Recruiting and Hiring Veterans

Now is a critical time for businesses to hire veterans, but private employers need to consider both the legal benefits and challenges associated with hiring veterans.


With more than 100,000 new veteran hires in the past year, American businesses are striving to lower the high unemployment rate of returning veterans. But with the unemployment rate for the most-recently returned group of veterans at 10 percent as of October 2012 — higher than any other veteran group and the national unemployment rate of 7.9 percent — hiring initiatives such as the White House’s “Joining Forces” campaign hold great promise in returning veterans to the workforce.

Now is a critical time for businesses to hire veterans, but private employers need to consider both the legal benefits and challenges associated with hiring veterans.

Tax Credits

Employers benefit from hiring veterans in a number of ways, including tax credits. President Obama’s 2011 Returning Heroes and Wounded Warrior Tax Credits, set to expire at the end of 2012, allow businesses to receive $2,400 to $9,600 per veteran hire, depending on the veteran’s circumstances.

Under the Returning Heroes Tax Credit, businesses receive a $2,400 per veteran tax credit for hiring veterans who have been unemployed for four weeks or longer and a $5,600 per veteran tax credit for veterans who have been unemployed for more than six months. The Wounded Warriors Tax Credit allows businesses to receive up to $9,600 per disabled veteran hired if the veteran wasunemployed longer than six months and has a service-related injury.

While these tax credits are set to expire at the end of 2012, a new bill passed by the U.S. Senate Committee on Finance calls on Congress to extend the time for which employers can receive a tax benefit for hiring veterans. The Family and Business Tax Cut Certainty Act of 2012 is currently before the full Senate for consideration and would extend these tax credits through 2013 if passed by Congress.

Avoid the Pitfalls

While employment laws provide some great incentives, private employers should beware of potential legal pitfalls in the hiring process, such as avoiding preferential treatment to veterans or averting discrimination claims based on disabilities and making reasonable accommodations.

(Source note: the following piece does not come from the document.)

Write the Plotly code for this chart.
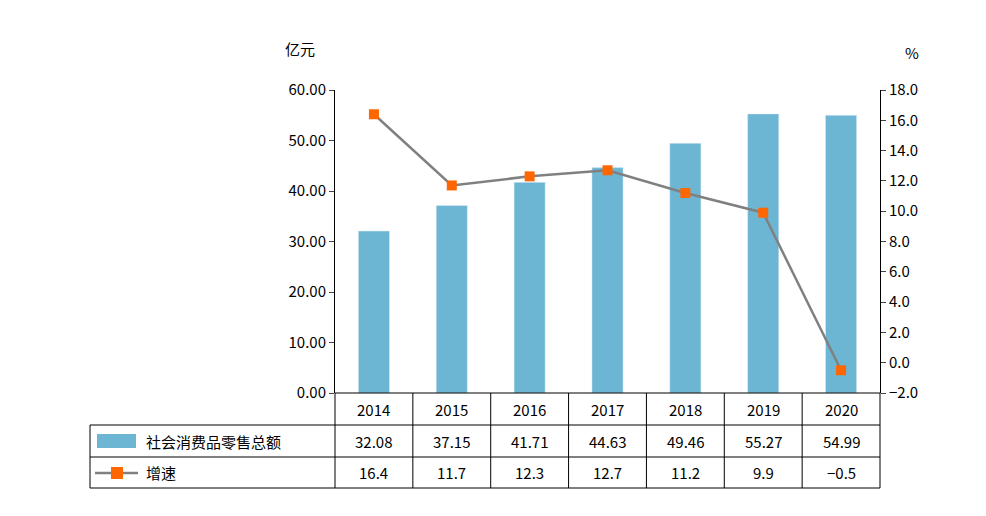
import plotly.graph_objects as go

years = ["2014", "2015", "2016", "2017", "2018", "2019", "2020"]
sales = [32.08, 37.15, 41.71, 44.63, 49.46, 55.27, 54.99]
growth = [16.4, 11.7, 12.3, 12.7, 11.2, 9.9, -0.5]
sales_name = "社会消费品零售总额"
growth_name = "增速"

W, H = 986, 516
L, R, T, B = 335, 880, 90, 393
OFF = 8  # page body margin
font = "Noto Sans CJK SC, DejaVu Sans"

def px(x):
    return (x - L) / (R - L)

def py(y):
    return (B - y) / (B - T)

fig = go.Figure()
fig.add_trace(go.Bar(x=years, y=sales, marker_color="#6cb6d4", width=0.4, name=sales_name))
fig.add_trace(go.Scatter(x=years, y=growth, yaxis="y2", mode="lines+markers", name=growth_name,
                         line=dict(color="#808080", width=2.5),
                         marker=dict(symbol="square", size=10, color="#ff6600")))

shapes = []
def line(x0, y0, x1, y1, color="black", width=1):
    shapes.append(dict(type="line", xref="paper", yref="paper", x0=px(x0), y0=py(y0),
                       x1=px(x1), y1=py(y1), line=dict(color=color, width=width)))

rows = [393, 425, 457, 488]
line(L, 393, R, 393)
for r in rows[1:]:
    line(90, r, R, r)
line(90, 425, 90, 488)
colw = (R - L) / len(years)
for k in range(len(years) + 1):
    line(L + k * colw, 393, L + k * colw, 488)
# legend swatches in table
shapes.append(dict(type="rect", xref="paper", yref="paper", x0=px(97), x1=px(136),
                   y0=py(434), y1=py(448), fillcolor="#6cb6d4", line=dict(width=0)))
line(95, 473, 138, 473, color="#808080", width=2.5)
shapes.append(dict(type="rect", xref="paper", yref="paper", x0=px(111), x1=px(123),
                   y0=py(467), y1=py(479), fillcolor="#ff6600", line=dict(width=0)))

ann = []
def txt(x, y, s, xref="paper", anchor="center"):
    ann.append(dict(x=x, y=py(y), xref=xref, yref="paper", text=s, showarrow=False,
                    xanchor=anchor, yanchor="middle", font=dict(size=15, color="black", family=font)))

for i, yr in enumerate(years):
    xc = px(L + (i + 0.5) * colw)
    txt(xc, 409, yr)
    txt(xc, 441, f"{sales[i]:.2f}")
    txt(xc, 472, f"{growth[i]:.1f}".replace("-", "−"))
txt(px(144), 441, sales_name, anchor="left")
txt(px(144), 472, growth_name, anchor="left")
txt(px(300), 48, "亿元")
txt(px(912), 53, "%")

fig.update_layout(
    width=W, height=H, margin=dict(l=L - OFF, r=W - R + OFF, t=T - OFF, b=H - B + OFF),
    paper_bgcolor="white", plot_bgcolor="white", showlegend=False,
    font=dict(family=font, size=15, color="black"),
    xaxis=dict(showticklabels=False, showline=False, ticks="", range=[-0.5, 6.5]),
    yaxis=dict(range=[0, 60], dtick=10, tickformat=".2f", showgrid=False, showline=True,
               linecolor="black", ticks="outside", ticklen=5, zeroline=False),
    yaxis2=dict(range=[-2, 18], dtick=2, tickformat=".1f", overlaying="y", side="right",
                showgrid=False, showline=True, linecolor="black", ticks="outside", ticklen=5,
                zeroline=False),
    shapes=shapes, annotations=ann,
)
fig.write_html("out.html")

Every business should recognize that private employers generally cannot show preference in the hiring of veterans per Title VII of the Civil Rights Act of 1964, 42 U.S.C. 2000e, which prohibits discrimination in employment decisions, including hiring, termination, compensation, promotion because of race, color, sex, national origin or religion. Specifically, preference to veterans is considered unlawfully discriminatory due to the potential disparate impact on female applicants. This is a result of the longstanding federal statutes, regulations and policies that have excluded women or limited women’s eligibility to serve in the armed forces. Consequently, preference in hiring veterans tends to operate to the advantage of men.

There are exceptions to this rule. According to Section 712 of Title VII, “Nothing contained in [Title VII] shall be construed to repeal or modify any Federal, State, territorial, or local law creating special rights or preference for veterans.” Therefore, if the right to veterans preference is created by a federal, state, territorial, or local law — as in the states of Washington and Minnesota — private employers can show preference to veterans in their hiring upon meeting certain criteria.

Two states that currently provide such preference are Washington and Minnesota. Specifically, Washington law provides the following:

  • The legislature intends to establish a permissive preference in private employment for certain veterans.
  • In every private, nonpublic employment in this state, honorablydischarged soldiers, sailors and marines who are veterans of any war of the United States, or of any military campaign for which a campaign ribbon has been awarded, and their widows or widowers, may be preferred for employment. Spouses of honorably discharged veterans who have a service-connected permanent and total disability may also be preferred for employment. These preferences are not considered violations of any state or local equal employment opportunity law, including but not limited to any statute or regulation adopted under chapter 49.60 RCW.
  • “Veteran” has the same meanings as defined in RCW 41.04.005 and 41.04.007, and includes a current member of the national guard or armed forces reserves who has been deployed to serve in an armed conflict.